После некоторого времени мое положение в артели начало меня очень тяготить. Рабочие относились как-то странно: безразлично, не обращали внимания. Один только, кажется Моисей, относился ко мне будто дружелюбно. Раз я пригласил его к себе в Брюсов переулок. Он зашел, напился у меня чаю, просидел долго ночью, и много мы говорили. Это был довольно угрюмый молодой человек, самоуглубленный, мечтательный. Он, оказалось, служил раньше у одного профессора и наслушался около него много вольнодумных суждений. «Будить народ надо, спит народ», — повторял он много раз с каким-то убеждением, как священную формулу, в которой нельзя изменить ни одной буквы. Очевидно, он заучил эту фразу, и она ему понравилась. Мы не говорили ничего бунтарского, но все больше о невежестве, о притеснениях народа, об эксплуатации. Расстались по-видимому очень душевно, но второй раз Моисей не пришел уже. Путь неблизкий, работы много, да и, может быть, свободный час ему интереснее было провести в трактире, чем у меня.

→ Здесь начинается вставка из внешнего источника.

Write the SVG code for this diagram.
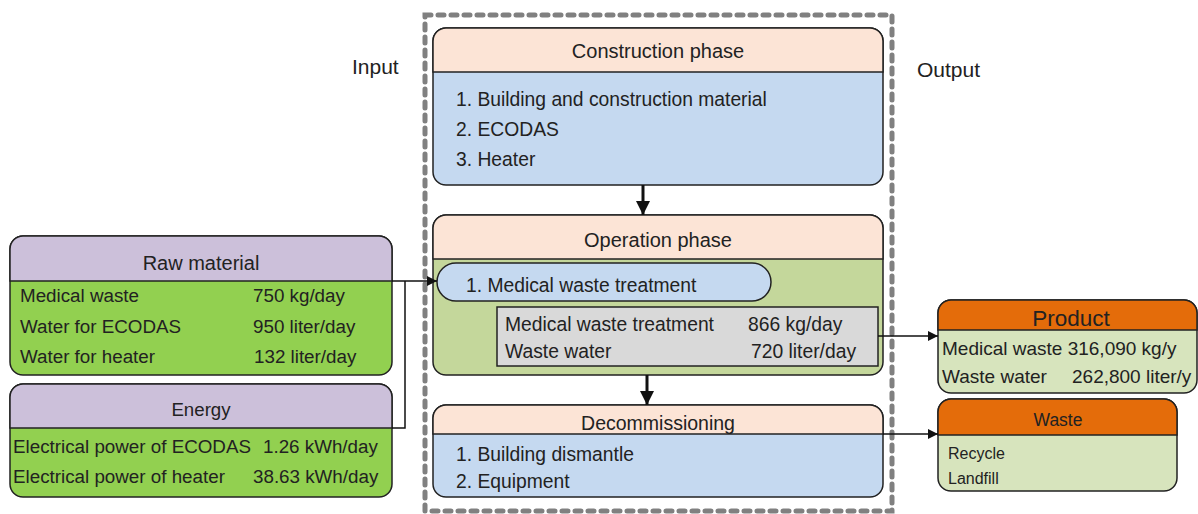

Но Моисей был единственным случаем, меня порадовавшим, хотя я и сознавал, что моего меда тут нет ни капли. Остальные относились безразлично. Казалось, мне делают какое-то снисхождение, слушая мои уроки. Я обвинял себя: не умею взяться. Я боялся испортить положение, да и желал с себя снять работу, столь неприятную и бессмысленную. Я решил, что как-нибудь поеду в Питер поучиться вести пропаганду, а пока предложил Аркадакскому взять на себя «занятия с рабочими», так как, дескать, мне некогда. Он взялся охотно, но скоро тоже стал выражать недовольство — очевидно, у него дело пошло не лучше.